■ **What the exercise asks**
In the copy, include every entry exactly but none of the pictures.

■ **Records provided**
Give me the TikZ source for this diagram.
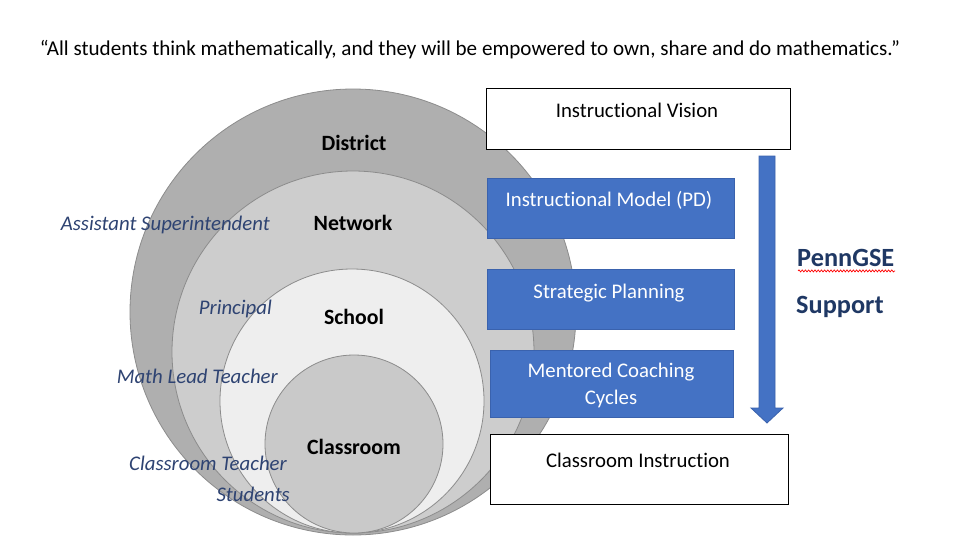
\documentclass[tikz,border=0pt]{standalone}
\usepackage{fontspec}
\setmainfont{Carlito}[Ligatures={NoCommon}]
\usetikzlibrary{decorations.pathmorphing}
\definecolor{blu}{HTML}{4472C4}
\definecolor{bluedge}{HTML}{3A62AD}
\definecolor{lblc}{HTML}{2E4372}
\definecolor{navy}{HTML}{1F3864}
\definecolor{gA}{HTML}{AFAFAF}
\definecolor{gB}{HTML}{CDCDCD}
\definecolor{gC}{HTML}{EEEEEE}
\definecolor{gD}{HTML}{C9C9C9}
\definecolor{ring}{HTML}{8C8C8C}
\begin{document}
\begin{tikzpicture}[x=1pt,y=-1pt,
  ringc/.style={circle,draw=ring,line width=0.8pt,inner sep=0pt},
  whitebox/.style={draw=black,line width=1.4pt,fill=white,inner sep=0pt,anchor=north west},
  bluebox/.style={draw=bluedge,line width=0.8pt,fill=blu,inner sep=0pt,anchor=north west},
  boxtxt/.style={inner sep=0pt,font=\fontsize{20.8}{27}\selectfont,align=center},
  lvl/.style={inner sep=0pt,font=\fontsize{21.8}{24}\selectfont\bfseries},
  role/.style={inner sep=0pt,font=\fontsize{20.8}{24}\selectfont\itshape,text=lblc,anchor=east},
  side/.style={inner sep=0pt,font=\fontsize{26.3}{30}\selectfont\bfseries,text=navy,anchor=west}]
\useasboundingbox (0,0) rectangle (975,555);
\fill[white] (0,0) rectangle (975,555);
% quote
\node[inner sep=0pt,font=\fontsize{21.1}{24}\selectfont] (quote) at (470,50)
  {“All students think mathematically, and they will be empowered to own, share and do mathematics.”};
% nested circles
\node[ringc,fill=gA,minimum size=446] (district) at (353,312) {};
\node[ringc,fill=gB,minimum size=362] (network) at (353,352) {};
\node[ringc,fill=gC,minimum size=264] (school) at (352,401) {};
\node[ringc,fill=gD,minimum size=178] (classroom) at (354,444) {};
\node[lvl] (tdistrict) at (354,143) {District};
\node[lvl] (tnetwork) at (353,223) {Network};
\node[lvl] (tschool) at (354,317) {School};
\node[lvl] (tclassroom) at (354,447) {Classroom};
% roles
\node[role] (r1) at (270,225) {Assistant Superintendent};
\node[role] (r2) at (272,309) {Principal};
\node[role] (r3) at (278,376) {Math Lead Teacher};
\node[role] (r4) at (287,463) {Classroom Teacher};
\node[role] (r5) at (290,494) {Students};
% boxes
\node[whitebox,minimum width=304,minimum height=61] (vision) at (486,88) {};
\node[boxtxt] (tvision) at (637,110) {Instructional Vision};
\node[bluebox,minimum width=247,minimum height=60] (model) at (487,178) {};
\node[boxtxt,text=white] (tmodel) at (609,200) {Instructional Model (PD)};
\node[bluebox,minimum width=247,minimum height=60] (plan) at (487,269) {};
\node[boxtxt,text=white] (tplan) at (609,293) {Strategic Planning};
\node[bluebox,minimum width=243,minimum height=67] (coach) at (490,350) {};
\node[boxtxt,text=white] (tcoach) at (611,385) {Mentored Coaching\\Cycles};
\node[whitebox,minimum width=298,minimum height=70] (instr) at (490,434) {};
\node[boxtxt] (tinstr) at (638,460) {Classroom Instruction};
% arrow
\filldraw[fill=blu,draw=bluedge,line width=0.8pt]
  (759,156) -- (775,156) -- (775,408) -- (783,408) -- (767,423) -- (751,408) -- (759,408) -- cycle;
% side text
\node[side] (penn) at (797,258) {PennGSE};
\node[side] (support) at (796,307) {Support};
\draw[red,line width=0.7pt,decorate,decoration={snake,amplitude=1pt,segment length=3.2pt}]
  (penn.south west) ++(1,4) -- ++(97,0);
\end{tikzpicture}
\end{document}
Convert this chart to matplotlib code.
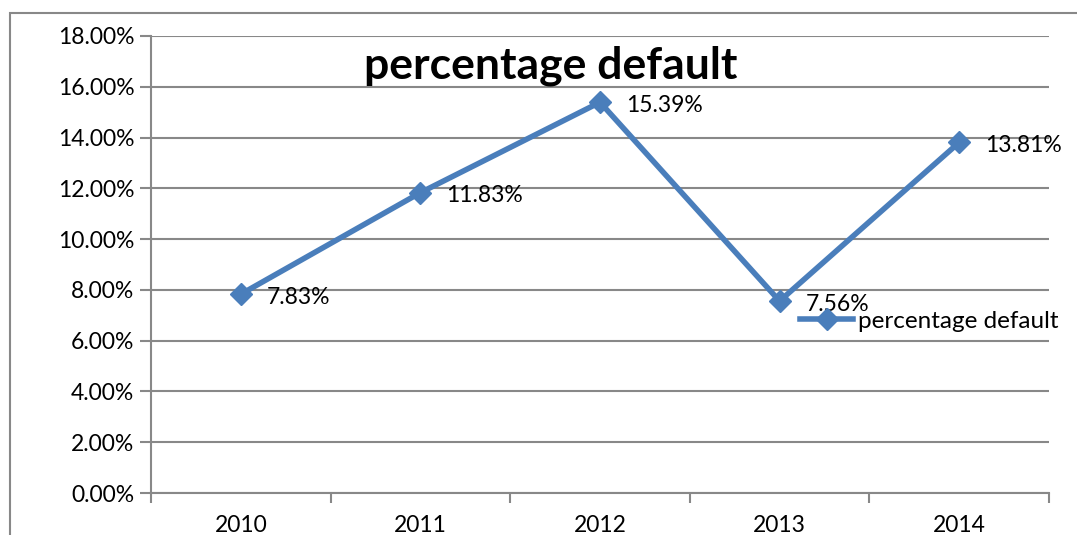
import matplotlib
matplotlib.use('Agg')
import matplotlib.pyplot as plt
from matplotlib.patches import Rectangle
from matplotlib.ticker import FuncFormatter

# data
years = ['2010', '2011', '2012', '2013', '2014']
pct_default = [7.83, 11.83, 15.39, 7.56, 13.81]
series_name = 'percentage default'

blue = '#4A7EBB'
grey = '#888888'

plt.rcParams['font.family'] = ['Lato', 'DejaVu Sans']

fig = plt.figure(figsize=(10.77, 5.35), dpi=100)
# outer chart border (cut off at right and bottom)
fig.patches.append(Rectangle((10 / 1077, -0.1), 1.2, 1.1 - 13 / 535, transform=fig.transFigure,
                             fill=False, edgecolor=grey, linewidth=1.5, clip_on=False))

ax = fig.add_axes([151 / 1077, 1 - 493 / 535, 898 / 1077, 457 / 535])
x = list(range(len(years)))
ax.plot(x, pct_default, color=blue, linewidth=4, marker='D', markersize=11.5, label=series_name)

for xi, v in zip(x, pct_default):
    ax.annotate('%.2f%%' % v, (xi, v), xytext=(26, -3), textcoords='offset pixels',
                ha='left', va='center', fontsize=16.5)

ax.set_xlim(-0.5, 4.5)
ax.set_ylim(0, 18)
ax.set_yticks(range(0, 19, 2))
ax.yaxis.set_major_formatter(FuncFormatter(lambda v, p: '%.2f%%' % v))
ax.set_xticks(x)
ax.set_xticklabels(years)
ax.set_xticks([i - 0.5 for i in range(len(years) + 1)], minor=True)
ax.tick_params(axis='x', which='major', length=0, pad=16, labelsize=16.5)
ax.tick_params(axis='x', which='minor', length=7, width=1.5, color=grey)
ax.tick_params(axis='y', length=8, width=1.5, color=grey, labelsize=16.5, pad=4)
ax.grid(axis='y', color=grey, linewidth=1.5)
ax.set_axisbelow(True)
for s in ['top', 'right']:
    ax.spines[s].set_visible(False)
for s in ['left', 'bottom']:
    ax.spines[s].set_color(grey)
    ax.spines[s].set_linewidth(1.5)

fig.text(551 / 1077, 1 - 66 / 535, 'percentage default', ha='center', va='center',
         fontsize=32, fontweight='bold')

ax.legend(loc='center left', bbox_to_anchor=(800 / 1077, 1 - 321 / 535), bbox_transform=fig.transFigure,
          frameon=False, fontsize=17.5, handlelength=2.2, handletextpad=0.2, borderpad=0, borderaxespad=0)

fig.savefig('out.png', dpi=100)
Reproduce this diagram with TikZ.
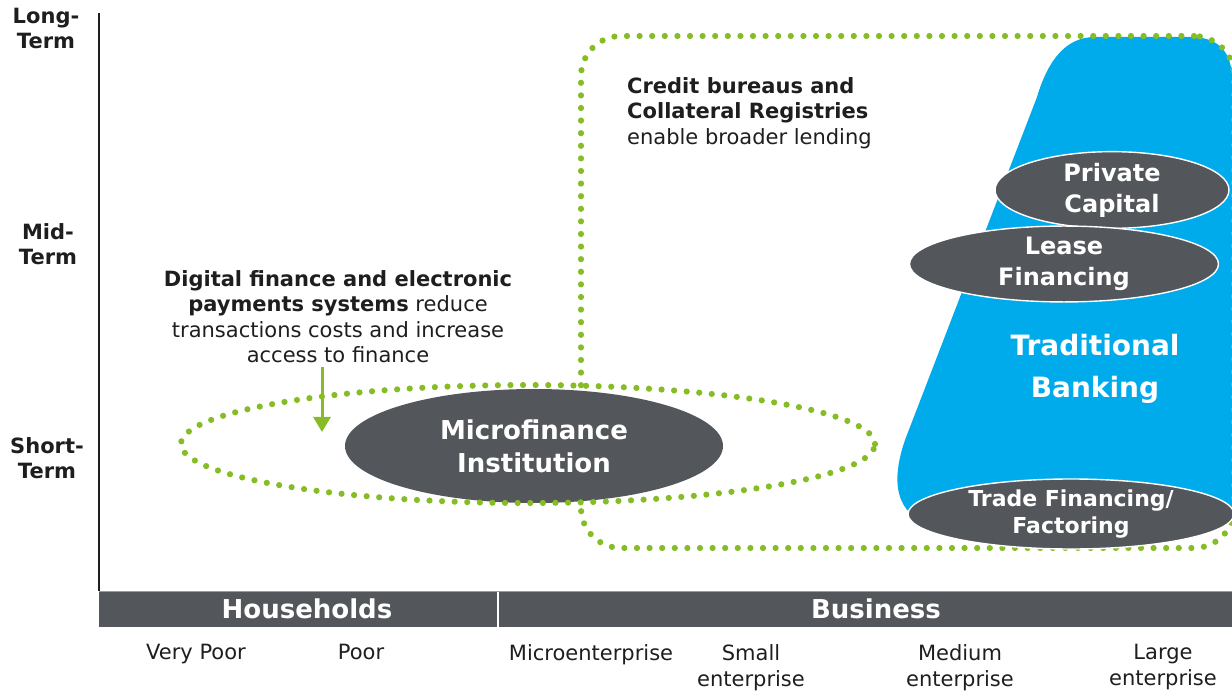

■ **Answer for the task**
Give me the TikZ source for this diagram.
\documentclass[tikz,border=0pt]{standalone}
\usepackage{fontspec}
\setmainfont{Carlito}[Ligatures={NoCommon}]
\usetikzlibrary{decorations.pathmorphing}
\definecolor{blu}{HTML}{4472C4}
\definecolor{bluedge}{HTML}{3A62AD}
\definecolor{lblc}{HTML}{2E4372}
\definecolor{navy}{HTML}{1F3864}
\definecolor{gA}{HTML}{AFAFAF}
\definecolor{gB}{HTML}{CDCDCD}
\definecolor{gC}{HTML}{EEEEEE}
\definecolor{gD}{HTML}{C9C9C9}
\definecolor{ring}{HTML}{8C8C8C}
\begin{document}
\begin{tikzpicture}[x=1pt,y=-1pt,
  ringc/.style={circle,draw=ring,line width=0.8pt,inner sep=0pt},
  whitebox/.style={draw=black,line width=1.4pt,fill=white,inner sep=0pt,anchor=north west},
  bluebox/.style={draw=bluedge,line width=0.8pt,fill=blu,inner sep=0pt,anchor=north west},
  boxtxt/.style={inner sep=0pt,font=\fontsize{20.8}{27}\selectfont,align=center},
  lvl/.style={inner sep=0pt,font=\fontsize{21.8}{24}\selectfont\bfseries},
  role/.style={inner sep=0pt,font=\fontsize{20.8}{24}\selectfont\itshape,text=lblc,anchor=east},
  side/.style={inner sep=0pt,font=\fontsize{26.3}{30}\selectfont\bfseries,text=navy,anchor=west}]
\useasboundingbox (0,0) rectangle (975,555);
\fill[white] (0,0) rectangle (975,555);
% quote
\node[inner sep=0pt,font=\fontsize{21.1}{24}\selectfont] (quote) at (470,50)
  {“All students think mathematically, and they will be empowered to own, share and do mathematics.”};
% nested circles
\node[ringc,fill=gA,minimum size=446] (district) at (353,312) {};
\node[ringc,fill=gB,minimum size=362] (network) at (353,352) {};
\node[ringc,fill=gC,minimum size=264] (school) at (352,401) {};
\node[ringc,fill=gD,minimum size=178] (classroom) at (354,444) {};
\node[lvl] (tdistrict) at (354,143) {District};
\node[lvl] (tnetwork) at (353,223) {Network};
\node[lvl] (tschool) at (354,317) {School};
\node[lvl] (tclassroom) at (354,447) {Classroom};
% roles
\node[role] (r1) at (270,225) {Assistant Superintendent};
\node[role] (r2) at (272,309) {Principal};
\node[role] (r3) at (278,376) {Math Lead Teacher};
\node[role] (r4) at (287,463) {Classroom Teacher};
\node[role] (r5) at (290,494) {Students};
% boxes
\node[whitebox,minimum width=304,minimum height=61] (vision) at (486,88) {};
\node[boxtxt] (tvision) at (637,110) {Instructional Vision};
\node[bluebox,minimum width=247,minimum height=60] (model) at (487,178) {};
\node[boxtxt,text=white] (tmodel) at (609,200) {Instructional Model (PD)};
\node[bluebox,minimum width=247,minimum height=60] (plan) at (487,269) {};
\node[boxtxt,text=white] (tplan) at (609,293) {Strategic Planning};
\node[bluebox,minimum width=243,minimum height=67] (coach) at (490,350) {};
\node[boxtxt,text=white] (tcoach) at (611,385) {Mentored Coaching\\Cycles};
\node[whitebox,minimum width=298,minimum height=70] (instr) at (490,434) {};
\node[boxtxt] (tinstr) at (638,460) {Classroom Instruction};
% arrow
\filldraw[fill=blu,draw=bluedge,line width=0.8pt]
  (759,156) -- (775,156) -- (775,408) -- (783,408) -- (767,423) -- (751,408) -- (759,408) -- cycle;
% side text
\node[side] (penn) at (797,258) {PennGSE};
\node[side] (support) at (796,307) {Support};
\draw[red,line width=0.7pt,decorate,decoration={snake,amplitude=1pt,segment length=3.2pt}]
  (penn.south west) ++(1,4) -- ++(97,0);
\end{tikzpicture}
\end{document}
Convert this chart to matplotlib code.
import matplotlib
matplotlib.use('Agg')
import matplotlib.pyplot as plt
from matplotlib.patches import Rectangle
from matplotlib.ticker import FuncFormatter

# data
years = ['2010', '2011', '2012', '2013', '2014']
pct_default = [7.83, 11.83, 15.39, 7.56, 13.81]
series_name = 'percentage default'

blue = '#4A7EBB'
grey = '#888888'

plt.rcParams['font.family'] = ['Lato', 'DejaVu Sans']

fig = plt.figure(figsize=(10.77, 5.35), dpi=100)
# outer chart border (cut off at right and bottom)
fig.patches.append(Rectangle((10 / 1077, -0.1), 1.2, 1.1 - 13 / 535, transform=fig.transFigure,
                             fill=False, edgecolor=grey, linewidth=1.5, clip_on=False))

ax = fig.add_axes([151 / 1077, 1 - 493 / 535, 898 / 1077, 457 / 535])
x = list(range(len(years)))
ax.plot(x, pct_default, color=blue, linewidth=4, marker='D', markersize=11.5, label=series_name)

for xi, v in zip(x, pct_default):
    ax.annotate('%.2f%%' % v, (xi, v), xytext=(26, -3), textcoords='offset pixels',
                ha='left', va='center', fontsize=16.5)

ax.set_xlim(-0.5, 4.5)
ax.set_ylim(0, 18)
ax.set_yticks(range(0, 19, 2))
ax.yaxis.set_major_formatter(FuncFormatter(lambda v, p: '%.2f%%' % v))
ax.set_xticks(x)
ax.set_xticklabels(years)
ax.set_xticks([i - 0.5 for i in range(len(years) + 1)], minor=True)
ax.tick_params(axis='x', which='major', length=0, pad=16, labelsize=16.5)
ax.tick_params(axis='x', which='minor', length=7, width=1.5, color=grey)
ax.tick_params(axis='y', length=8, width=1.5, color=grey, labelsize=16.5, pad=4)
ax.grid(axis='y', color=grey, linewidth=1.5)
ax.set_axisbelow(True)
for s in ['top', 'right']:
    ax.spines[s].set_visible(False)
for s in ['left', 'bottom']:
    ax.spines[s].set_color(grey)
    ax.spines[s].set_linewidth(1.5)

fig.text(551 / 1077, 1 - 66 / 535, 'percentage default', ha='center', va='center',
         fontsize=32, fontweight='bold')

ax.legend(loc='center left', bbox_to_anchor=(800 / 1077, 1 - 321 / 535), bbox_transform=fig.transFigure,
          frameon=False, fontsize=17.5, handlelength=2.2, handletextpad=0.2, borderpad=0, borderaxespad=0)

fig.savefig('out.png', dpi=100)
Reproduce this diagram with TikZ.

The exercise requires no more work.